‘The Wedding of River Song,’ by Steven Moffat, brings an excellent season to a close. Sharing many similarities with ‘A Good Man Goes To War’ we get a break neck tour of the universe with a host of returning faces.
There were so many great concepts here, not least of which was the framing device of the Doctor relating to Winston Churchill just why all of time was happening simultaneously. The outlandishness of everything he related was tempered by the suspicion that the Doctor could very well have been exaggerating.
Life or death chess matches, hungry skulls and living decapitated heads were elements taken straight from the most fantastical pulp fiction. It was a great way to hit the ground running, showing us the adventures the Doctor lives and a feel for why he’d never want to give it up.
It is to the credit of the production team that the vision of a collapsing point in time was brought to the screen so well, quickly communicating how the different historical periods were rubbing shoulders.
Simon Callow’s brief return as Charles Dickens, being interviewed on the BBC’s morning show, was a nice surprise. Like the other returning characters they felt like a treat rather than an indulgence.
It was pleasing that Nicolas Courtney’s passing was acknowledged with the Doctor receiving the sad news that the Brigadier had passed away. The loss was important to the plot, reminding the Doctor that while he might not age time was still capable of touching him.
The interruptions to the Doctor’s tale showed why the Silence are a great introduction to the Doctor’s gallery of adversaries. The dawning realisation, both for the viewer and the characters, why they suddenly have weapons to hand and tally marks on their hands, demonstrated the fear a creature that you can’t remember creates.
Amy and Rory’s return wasn’t unexpected but didn’t undercut their departure in ‘The God Complex’. Here they’re involved because everyone’s involved. Of course the girl who wished the Doctor back into existence would remember him.
Their entire relationship was encapsulated in a single episode. Amy, unable to see the man she loved right in front of her face and Rory, the man who would die time and time again for the woman he loved.
It was rather apt that it was a train that carried the Doctor to Area 52, since the whole story was about the Doctor being on a path he couldn’t diverge from. Reunited with River Song he quickly ends up in handcuffs again.

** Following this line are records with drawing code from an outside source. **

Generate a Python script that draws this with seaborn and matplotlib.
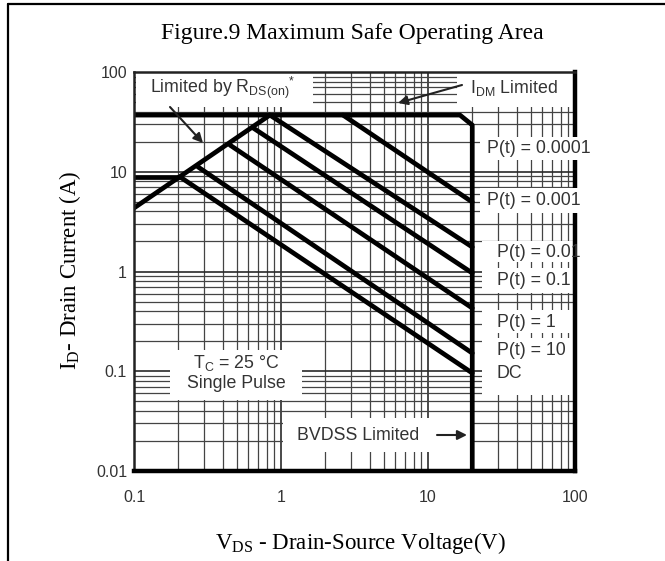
import numpy as np
import pandas as pd
import matplotlib
matplotlib.use("Agg")
import matplotlib.pyplot as plt
import seaborn as sns
from matplotlib.patches import Rectangle
from matplotlib.lines import Line2D
from matplotlib.ticker import FixedLocator, FixedFormatter, LogLocator, NullFormatter

sns.set_theme(style="white")
plt.rcParams['font.family'] = ['Liberation Sans', 'DejaVu Sans']
plt.rcParams['mathtext.default'] = 'regular'

# ---------------- data ----------------
x_ticks = [0.1, 1, 10, 100]
x_tick_labels = ["0.1", "1", "10", "100"]
y_ticks = [0.01, 0.1, 1, 10, 100]
y_tick_labels = ["0.01", "0.1", "1", "10", "100"]

# I_DM limit + BVDSS limit envelope
env_v = [0.1, 16.5, 20, 20]
env_i = [37, 37, 29.4, 0.01]
# continuous current limit at low voltage
idc_v = [0.1, 0.206]
idc_i = [8.86, 8.86]
# R_DS(on) limit
rds_v = [0.1, 0.84]
rds_i = [4.33, 37]
# pulse limit lines (start -> end)
pulse_v0 = [2.64, 0.84, 0.646, 0.45, 0.272, 0.206]
pulse_i0 = [37, 37, 27.5, 18.5, 11.2, 8.86]
pulse_v1 = [20, 20, 20, 20, 20, 20]
pulse_i1 = [4.97, 1.76, 0.966, 0.43, 0.152, 0.096]

pulse_labels = ["P(t) = 0.0001", "P(t) = 0.001", "P(t) = 0.01", "P(t) = 0.1",
                "P(t) = 1", "P(t) = 10", "DC"]

# build long table
rows = []
def add(seg, vs, is_):
    for v, i in zip(vs, is_):
        rows.append({"seg": seg, "V": v, "I": i})
add("env", env_v, env_i)
add("idc", idc_v, idc_i)
add("rds", rds_v, rds_i)
for k in range(len(pulse_v0)):
    add(f"p{k}", [pulse_v0[k], pulse_v1[k]], [pulse_i0[k], pulse_i1[k]])
df = pd.DataFrame(rows)

# ---------------- figure ----------------
W, H = 665, 561
fig = plt.figure(figsize=(W / 100, H / 100), dpi=100)
L, R, T, B = 134, 575, 72, 471
ax = fig.add_axes([L / W, 1 - B / H, (R - L) / W, (B - T) / H])
ax.set_xscale('log')
ax.set_yscale('log')
ax.set_xlim(0.1, 100)
ax.set_ylim(0.01, 100)

sns.lineplot(data=df, x="V", y="I", units="seg", estimator=None, sort=False,
             color="black", lw=3.4, ax=ax, zorder=2, legend=False)
ax.set_xlabel("")
ax.set_ylabel("")

# ticks & grid
ax.xaxis.set_major_locator(FixedLocator(x_ticks))
ax.xaxis.set_major_formatter(FixedFormatter(x_tick_labels))
ax.yaxis.set_major_locator(FixedLocator(y_ticks))
ax.yaxis.set_major_formatter(FixedFormatter(y_tick_labels))
ax.xaxis.set_minor_locator(LogLocator(base=10, subs=np.arange(2, 10)))
ax.yaxis.set_minor_locator(LogLocator(base=10, subs=np.arange(2, 10)))
ax.xaxis.set_minor_formatter(NullFormatter())
ax.yaxis.set_minor_formatter(NullFormatter())
ax.set_axisbelow(True)
ax.grid(True, which='major', color='#2a2a2a', lw=1.2)
ax.grid(True, which='minor', color='#444444', lw=0.9)
ax.tick_params(which='both', length=0, colors='#333333')
ax.tick_params(axis='x', labelsize=11.5, pad=14)
ax.tick_params(axis='y', labelsize=11.5, pad=5)

for side in ['left', 'top']:
    ax.spines[side].set_linewidth(1.8)
    ax.spines[side].set_color('#222222')
for side in ['right', 'bottom']:
    ax.spines[side].set_linewidth(3.2)
    ax.spines[side].set_color('black')

def px2ax(px, py):
    return (px - L) / (R - L), (B - py) / (B - T)

def mask(x0, y0, x1, y1, z=1.5):
    ax0, ay1 = px2ax(x0, y0)
    ax1, ay0 = px2ax(x1, y1)
    ax.add_patch(Rectangle((ax0, ay0), ax1 - ax0, ay1 - ay0, transform=ax.transAxes,
                           facecolor='white', edgecolor='none', zorder=z, clip_on=False))

# white label areas covering the grid
mask(136, 73, 313, 107)
mask(457, 73, 573, 107)
mask(170, 350, 302, 400)
mask(283, 418, 470, 452)
mask(480, 137, 596, 160, z=2.7)
mask(480, 188, 594, 213, z=2.7)
mask(482, 241, 573, 262)
mask(482, 268, 573, 293)
mask(482, 310, 573, 333)
mask(482, 338, 573, 362)
mask(482, 362, 573, 395)

tc = '#333333'
fs = 12.8
def label(px, py, s, ha='left', **kw):
    x, y = px2ax(px, py)
    ax.text(x, y, s, transform=ax.transAxes, ha=ha, va='center', fontsize=fs,
            color=tc, zorder=4, clip_on=False, **kw)

label(150, 88, r"Limited by R$_\mathregular{DS(on)}$$^\mathregular{*}$")
label(470, 88, r"I$_\mathregular{DM}$ Limited")
label(236, 363, r"T$_\mathregular{C}$ = 25 °C", ha='center')
label(236, 384, "Single Pulse", ha='center')
label(297, 435, "BVDSS Limited")

pl_px = [487, 487, 497, 497, 497, 497, 497]
pl_py = [148, 200, 252, 280, 322, 350, 374]
for s, px, py in zip(pulse_labels, pl_px, pl_py):
    label(px, py, s)

def arrow(x0, y0, x1, y1):
    a0 = px2ax(x0, y0)
    a1 = px2ax(x1, y1)
    ax.annotate("", xy=a1, xytext=a0, xycoords='axes fraction', textcoords='axes fraction',
                arrowprops=dict(arrowstyle='-|>', color='#222222', lw=1.5,
                                mutation_scale=14, shrinkA=0, shrinkB=0), zorder=4)

arrow(170, 107, 203, 143)
arrow(462, 85, 398, 103)
arrow(437, 435, 467, 435)

# titles / axis labels (serif)
serif = ['Liberation Serif', 'DejaVu Serif']
fig.text(352 / W, 1 - 33 / H, "Figure.9 Maximum Safe Operating Area", ha='center', va='center',
         fontsize=17, family=serif, color='black')
fig.text(70 / W, 1 - 270 / H, r"I$_\mathregular{D}$- Drain Current (A)", ha='center', va='center',
         rotation=90, fontsize=16.5, family=serif, color='black')
fig.text(360 / W, 1 - 543 / H, r"V$_\mathregular{DS}$ - Drain-Source Voltage(V)", ha='center',
         va='center', fontsize=16.5, family=serif, color='black')

# outer frame (table cell border)
fig.add_artist(Line2D([8 / W, 1], [1 - 4 / H, 1 - 4 / H], transform=fig.transFigure,
                      color='black', lw=1.6))
fig.add_artist(Line2D([8 / W, 8 / W], [0, 1 - 4 / H], transform=fig.transFigure,
                      color='black', lw=1.6))

fig.savefig("out.png", dpi=100)
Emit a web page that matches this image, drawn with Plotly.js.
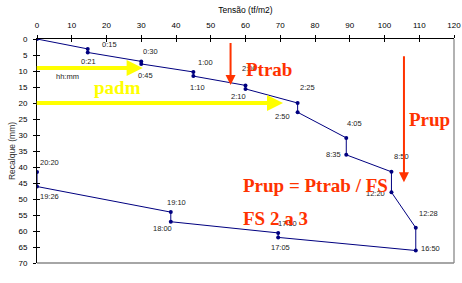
<!DOCTYPE html>
<html>
<head>
<meta charset="utf-8">
<script src="https://cdn.plot.ly/plotly-3.0.1.min.js"></script>
<style>html,body{margin:0;padding:0;background:#fff;}#chart{width:462px;height:283px;}</style>
</head>
<body>
<div id="chart"></div>
<script>
// Data
const tensao  = [0, 14.6, 14.6, 30, 30, 45, 45, 60, 60, 75, 75, 89, 89, 102, 102, 109, 109, 69.4, 69.4, 38.5, 38.5, 0, 0];
const recalque = [0, 3.1, 4.2, 7.0, 7.8, 10.3, 11.6, 14.5, 15.6, 20.0, 22.9, 30.9, 36.2, 41.5, 47.9, 59.0, 66.1, 62.0, 60.6, 57.1, 54.1, 46.1, 41.6];
const tempos  = [null, "0:15", "0:21", "0:30", "0:45", "1:00", "1:10", "2:00", "2:10", "2:25", "2:50", "4:05", "8:35", "8:50", "12:20", "12:28", "16:50", "17:05", "17:50", "18:00", "19:10", "19:26", "20:20"];
const xTicks = [0, 10, 20, 30, 40, 50, 60, 70, 80, 90, 100, 110, 120];
const yTicks = [0, 5, 10, 15, 20, 25, 30, 35, 40, 45, 50, 55, 60, 65, 70];

// label offsets in pixels (layout only)
const labelOffsets = [null, [22,-4],[1,9],[9,-10],[4,12],[12,-9],[4,11],[4,-17],[-7,8],[10,-16],[-15,4],[8,-14],[-13,0],[10,-15],[-16,1],[13,-14],[15,-2],[2,10],[9,-9],[-8,7],[6,-10],[12,10],[12,-10]];

const navy = "#000080";
const red = "#FF3300";
const yellow = "#FFFF00";

const trace = {
  x: tensao, y: recalque, type: "scatter", mode: "lines+markers",
  line: {color: navy, width: 1},
  marker: {color: navy, size: 4},
  hoverinfo: "skip", showlegend: false
};
// invisible trace for secondary (inside tick) axes
const trace2 = {x: [0], y: [0], xaxis: "x2", yaxis: "y2", mode: "markers", marker: {opacity: 0}, showlegend: false, hoverinfo: "skip"};

const annotations = [];
tempos.forEach((t, i) => {
  if (!t) return;
  annotations.push({x: tensao[i], y: recalque[i], xref: "x", yref: "y", text: t, showarrow: false,
    xshift: labelOffsets[i][0], yshift: -labelOffsets[i][1],
    font: {family: "Liberation Sans, Arial", size: 7.5, color: "#222"}});
});
annotations.push({x: 8.8, y: 11.7, xref: "x", yref: "y", text: "hh:mm", showarrow: false,
  font: {family: "Liberation Sans, Arial", size: 7.5, color: "#222"}});

// Yellow arrows
annotations.push({x: 30.4, y: 9.1, ax: -0.5, ay: 9.1, xref: "x", yref: "y", axref: "x", ayref: "y",
  showarrow: true, arrowhead: 2, arrowsize: 0.8, arrowwidth: 4, arrowcolor: yellow, text: ""});
annotations.push({x: 70.8, y: 20, ax: -0.5, ay: 20, xref: "x", yref: "y", axref: "x", ayref: "y",
  showarrow: true, arrowhead: 2, arrowsize: 0.8, arrowwidth: 4, arrowcolor: yellow, text: ""});
// Red arrows
annotations.push({x: 55.7, y: 14.4, ax: 55.7, ay: 0.75, xref: "x", yref: "y", axref: "x", ayref: "y",
  showarrow: true, arrowhead: 2, arrowsize: 1, arrowwidth: 2, arrowcolor: red, text: ""});
annotations.push({x: 105.6, y: 44.8, ax: 105.6, ay: 4.9, xref: "x", yref: "y", axref: "x", ayref: "y",
  showarrow: true, arrowhead: 2, arrowsize: 1, arrowwidth: 2, arrowcolor: red, text: ""});

const big = (c) => ({family: "Liberation Serif, Times New Roman", size: 19, color: c, weight: "bold"});
annotations.push({x: 23.3, y: 15.3, xref: "x", yref: "y", text: "<b>padm</b>", showarrow: false, font: big("#FFFF00")});
annotations.push({x: 66.8, y: 9.6, xref: "x", yref: "y", text: "<b>Ptrab</b>", showarrow: false, font: big(red)});
annotations.push({x: 113, y: 25.1, xref: "x", yref: "y", text: "<b>Prup</b>", showarrow: false, font: big(red)});
annotations.push({x: 58.8, y: 45.8, xref: "x", yref: "y", text: "<b>Prup = Ptrab / FS</b>", showarrow: false, xanchor: "left", font: big(red)});
annotations.push({x: 58.8, y: 56.0, xref: "x", yref: "y", text: "<b>FS 2 a 3</b>", showarrow: false, xanchor: "left", font: big(red)});

const tickFont = {family: "Liberation Sans, Arial", size: 8, color: "#000"};
const layout = {
  width: 462, height: 283,
  margin: {l: 37, r: 8, t: 39, b: 20},
  paper_bgcolor: "#fff", plot_bgcolor: "#fff",
  font: {family: "Liberation Sans, Arial"},
  xaxis: {range: [0, 120], side: "top", tickvals: xTicks, ticktext: xTicks.map(String),
    showgrid: false, zeroline: false, showline: true, linecolor: "#000", linewidth: 1,
    ticks: "outside", ticklen: 3, tickcolor: "#000", tickfont: tickFont, ticklabelstandoff: 4,
    title: {text: "Tensão (tf/m2)", font: {family: "Liberation Sans, Arial", size: 8.5, color: "#000"}, standoff: 5}},
  yaxis: {range: [70, 0], tickvals: yTicks, ticktext: yTicks.map(String),
    showgrid: false, zeroline: false, showline: true, linecolor: "#000", linewidth: 1,
    ticks: "outside", ticklen: 3, tickcolor: "#000", tickfont: tickFont, ticklabelstandoff: 4,
    title: {text: "Recalque (mm)", font: {family: "Liberation Sans, Arial", size: 8.5, color: "#333"}, standoff: 1}},
  xaxis2: {range: [0, 120], overlaying: "x", side: "top", tickvals: xTicks, showticklabels: false,
    ticks: "inside", ticklen: 3, tickcolor: "#000", showgrid: false, zeroline: false, showline: false},
  yaxis2: {range: [70, 0], overlaying: "y", tickvals: yTicks, showticklabels: false,
    ticks: "inside", ticklen: 3, tickcolor: "#000", showgrid: false, zeroline: false, showline: false},
  shapes: [
    {type: "line", xref: "paper", yref: "paper", x0: 1, x1: 1, y0: 0, y1: 1, line: {color: "#999", width: 1.5}},
    {type: "line", xref: "paper", yref: "paper", x0: 0, x1: 1, y0: 0, y1: 0, line: {color: "#888", width: 1.5}}
  ],
  annotations: annotations,
  showlegend: false
};
Plotly.newPlot("chart", [trace, trace2], layout, {staticPlot: true, displayModeBar: false});
</script>
</body>
</html>
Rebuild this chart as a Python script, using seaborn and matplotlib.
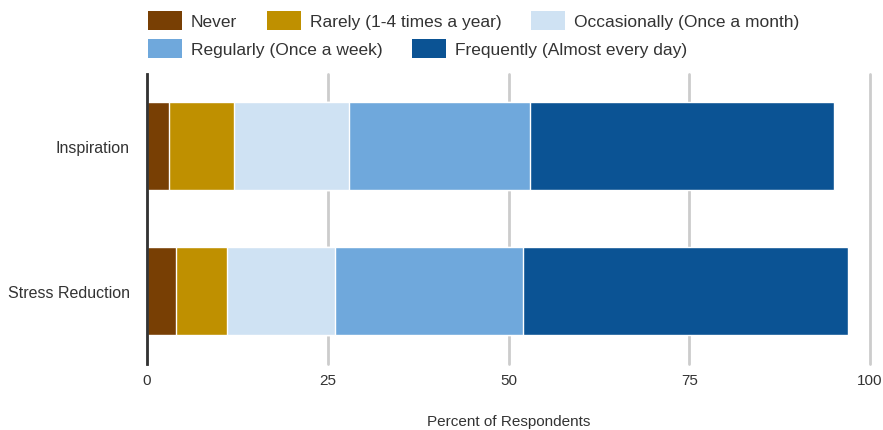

Here even River Song doesn’t know what her relationship with the Doctor is. Was she the woman who was fated to murder or marry him? All she knew was that she loved him, that she would let all of reality crumble just so he’d know that.
The Doctor’s anger at this predicament neatly reflected the conflict he always has with those who are close to him. He has spent so long protecting the universe but people demonstrate their love by putting it in danger for him.
The big question here was how the Doctor was going avoid the fate we’d seen in ‘The Impossible Astronaut’. Just as I almost believe the Doctor would die in ‘Let’s Kill Hitler’ I almost believed we’d seen him accept his death.
The reveal by River Song, ‘Spoilers’, that he’d used the Teselecta to only create the appearance of his death to satisfy the fixed point in time, was predictable but well executed.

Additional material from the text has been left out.